In this series of blog posts, Life lessons from a Trappist Monk, I share the wisdom of my late friend Brother Rene, who was a monk at the Abbey of Gethsemani for over fifty years. For many years we corresponded by letter, and here I share excerpts from his letters.
The real truth is we are all, every one of us, different from everyone else. Each is individual and each is different from everyone else. So I suggest you try to look at yourself through God’s eyes. How does God look at you? Whoever looks at you with true love in his or her heart can only do so through God’s power. When you look at yourself and feel yourself different or not loved or not up to par or (even worse) no good, then behold it might mean you are not looking at yourself with love.
—Brother Rene, excerpt from letter, dated August 11, 2003.

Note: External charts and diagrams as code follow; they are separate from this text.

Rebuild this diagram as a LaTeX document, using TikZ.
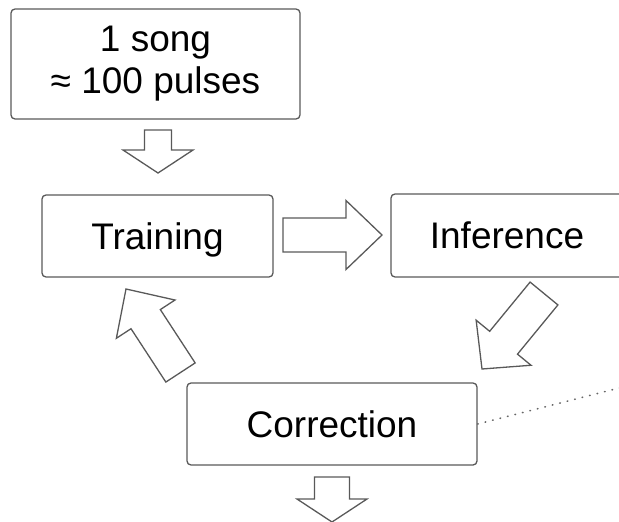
\documentclass[tikz,border=0pt]{standalone}
\usepackage{fontspec}
\setmainfont{Liberation Sans}
\usetikzlibrary{calc}
\tikzset{
  stage/.style={draw=black!65, line width=1.3pt, rounded corners=4pt, inner sep=0pt,
    font=\fontsize{37}{42}\selectfont, text height=26.5pt, text depth=0pt},
  fat/.style={draw=black!65, line width=1.3pt, line join=miter},
}
% #1 tail, #2 tip, #3 half shaft, #4 half head, #5 head length
\newcommand{\fatarrow}[5]{%
  \coordinate (base) at ($#2!#5!#1$);
  \draw[fat] ($#1!#3!90:#2$) -- ($(base)!#3!-90:#1$) -- ($(base)!#4!-90:#1$) -- #2
    -- ($(base)!#4!90:#1$) -- ($(base)!#3!90:#1$) -- ($#1!#3!-90:#2$) -- cycle;}

\begin{document}
\begin{tikzpicture}[x=1pt, y=-1pt]
\clip (0,0) rectangle (619,522);
\node(song)[stage, minimum width=289pt, minimum height=110pt, align=center, text height=, text depth=] at (155.5,64) {1 song\\≈ 100 pulses};
\node(train)[stage, minimum width=231pt, minimum height=82pt] at (157.5,236) {Training};
\node(infer)[stage, minimum width=232pt, minimum height=83pt] at (507,235.5) {Inference};
\node(corr)[stage, minimum width=290pt, minimum height=82pt] at (332,424) {Correction};
\coordinate (out) at (625,386.5);

\fatarrow{(158,130)}{(158,173)}{13.5pt}{35pt}{23pt}
\fatarrow{(283,235)}{(382,235)}{17pt}{34.5pt}{36pt}
\fatarrow{(544,293.5)}{(482,369)}{18pt}{35.5pt}{34pt}
\fatarrow{(180.5,372.5)}{(126,289)}{17.5pt}{35pt}{36pt}
\fatarrow{(332,477)}{(332,522)}{17.5pt}{35pt}{23pt}
\draw[black!60, line width=1.6pt, line cap=round, dash pattern=on 0.6pt off 7.1pt] (corr.east) -- (out);
\end{tikzpicture}
\end{document}
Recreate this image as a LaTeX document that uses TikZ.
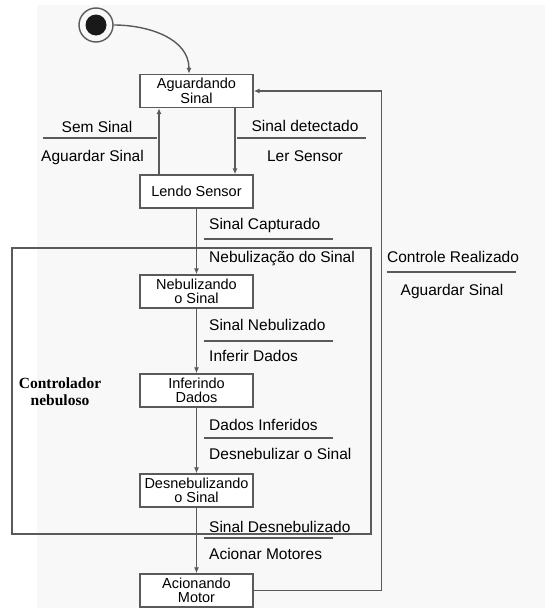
\documentclass[tikz,border=0pt]{standalone}
\usepackage{fontspec}
\setmainfont{Liberation Sans}
\newfontfamily\ctrlfont{Liberation Serif}
\usetikzlibrary{arrows.meta}

\definecolor{linegray}{HTML}{5A5A5A}
\definecolor{bggray}{HTML}{F8F8F8}

\begin{document}
\begin{tikzpicture}[
  x=1pt, y=-1pt,
  font=\fontsize{15.5}{13.5}\selectfont,
  state/.style={draw=linegray, fill=white, rectangle, line width=1.4pt,
                minimum width=113pt, minimum height=33pt, align=center,
                inner xsep=2pt, inner ysep=0pt,
                font=\fontsize{14.5}{14.5}\selectfont},
  arr/.style={-{Latex[length=6pt,width=5pt]}, line width=1.4pt, linegray},
  sep/.style={line width=1.4pt, linegray},
  lbl/.style={inner sep=0pt, anchor=base west},
  clbl/.style={inner sep=0pt, anchor=base},
]
  \useasboundingbox (0,0) rectangle (545,608);
  \fill[bggray] (37,5) rectangle (545,608);

  \def\xS{196.5}  % state column
  \def\xL{209}    % labels right of the column

  % --- Controlador nebuloso outline ---
  \draw[line width=1.4pt, linegray] (12,248) rectangle (371,534);
  \node[inner sep=0pt, align=center, font=\ctrlfont\bfseries\fontsize{15.5}{17}\selectfont]
    (ctrl) at (60,392) {Controlador\\nebuloso};

  % --- States ---
  \fill[black!90] (96,25) circle (10.5);
  \node[draw=linegray, circle, line width=1.4pt, minimum size=34pt, inner sep=0pt]
    (ini) at (96,25) {};
  \node[state] (sAguard) at (\xS,91)    {Aguardando\\Sinal};
  \node[state] (sLendo)  at (\xS,191.5) {Lendo Sensor};
  \node[state] (sNebul)  at (\xS,291.5) {Nebulizando\\o Sinal};
  \node[state] (sInfer)  at (\xS,390.5) {Inferindo\\Dados};
  \node[state] (sDesneb) at (\xS,490.5) {Desnebulizando\\o Sinal};
  \node[state] (sAciona) at (\xS,590.5) {Acionando\\Motor};

  % --- Transitions ---
  \draw[arr] (ini.east) to[out=0, in=90] ([xshift=-7.5]sAguard.north);
  \draw[arr] ([xshift=38.5]sAguard.south) -- ([xshift=38.5]sLendo.north);
  \draw[arr] ([xshift=-37.5]sLendo.north) -- ([xshift=-37.5]sAguard.south);
  \draw[arr] (sLendo) -- (sNebul);
  \draw[arr] (sNebul) -- (sInfer);
  \draw[arr] (sInfer) -- (sDesneb);
  \draw[arr] (sDesneb) -- (sAciona);
  \draw[arr] (sAciona.east) -- ++(128,0) |- (sAguard.east);

  % --- Guards / actions ---
  \node[clbl] (gSem) at (97,132) {Sem Sinal};
  \draw[sep] (43,138) -- (157,138);
  \node[clbl] (aSem) at (92.5,161) {Aguardar Sinal};

  \node[clbl] (gDet) at (305,131) {Sinal detectado};
  \draw[sep] (237,138) -- (366,138);
  \node[clbl] (aDet) at (305,161) {Ler Sensor};

  \node[lbl] (gCap) at (\xL,229) {Sinal Capturado};
  \draw[sep] (204,239) -- (333,239);
  \node[lbl] (aCap) at (\xL,262) {Nebulização do Sinal};

  \node[clbl] (gCtrl) at (453,262) {Controle Realizado};
  \draw[sep] (387,272) -- (516,272);
  \node[clbl] (aCtrl) at (452,295) {Aguardar Sinal};

  \node[lbl] (gNeb) at (\xL,330) {Sinal Nebulizado};
  \draw[sep] (204,341) -- (333,341);
  \node[lbl] (aNeb) at (\xL,361) {Inferir Dados};

  \node[lbl] (gInf) at (\xL,430) {Dados Inferidos};
  \draw[sep] (204,438) -- (333,438);
  \node[lbl] (aInf) at (\xL,459) {Desnebulizar o Sinal};

  \node[lbl] (gDes) at (\xL,532) {Sinal Desnebulizado};
  \draw[sep] (204,538) -- (333,538);
  \node[lbl] (aDes) at (\xL,559) {Acionar Motores};

\end{tikzpicture}
\end{document}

A few weeks ago, my four sisters and I got together for a weekend at my oldest sister’s home in Southern California. Although we all speak regularly on the phone, we had not gathered together as a group in quite some time.
We are from a large family, but because of the broken nature of our family, we rarely get together as a group for holidays. But a few months ago, we all agreed it was time to shift this pattern and at least start by having the five of us get together.
There we were, five grown women, and since my older sister’s sons are now grown up and moved out, we had the run of the house. Her husband was busy during the day, but generously became our chef later on, preparing a delicious dinner.
As we sat around the table, enjoying a leisurely lunch, I could see each woman as unique and different. The nature of our upbringing was that we often competed for attention and resources, and therefore couldn’t appreciate each other. With the lack of involved and engaged parents, we didn’t really learn how to celebrate each other’s individuality with joy and grace as we were growing up.
Now, it was a new time. Each woman at the table had blossomed into a unique flower. And it was a beautiful sight. As we sat around the table , I noticed we were listening to one another other, with each person practicing a healthy amount of restraint—not judging others or comparing. One sister shared news about her new job teaching graphic arts; one other sister shared her experience keeping six chickens and chicks she now had in her backyard; another sister shared about her hopes and dreams for retirement; one sister shared about her husband’s marathon races; and I talked about my new book, and my hopes and fears.
Because of Brother Rene’s words, I have more consciously tried to see myself through God’s eyes, and by doing so, I have allowed love to heal me in a deep way. As I continued to lean back into my chair, I surrendered more into the moment of being together. I felt how relaxing it was to be receptive, non-judgmental, and grateful. I allowed my heart to stay open, and I could see my sisters through God’s eyes. Everyone was just living and sharing their lives, on their own terms.
When I returned home, I had such a peaceful feeling about the weekend. I realized that we don’t only heal for ourselves, but we heal for each other. Each woman’s journey of faith, of self awareness, of commitment to her life, was a gift she gave not only to herself, but a gift she was giving to everyone in her life.
- Who do you need to look at through the eyes of God–it could be yourself?
- For this week, when you notice judgment towards yourself or another person, take a deep breath and focus inward, come into your heart.
- Hold yourself and that person with love. You may even close your eyes, and say: I love you. You are a creation of divine love.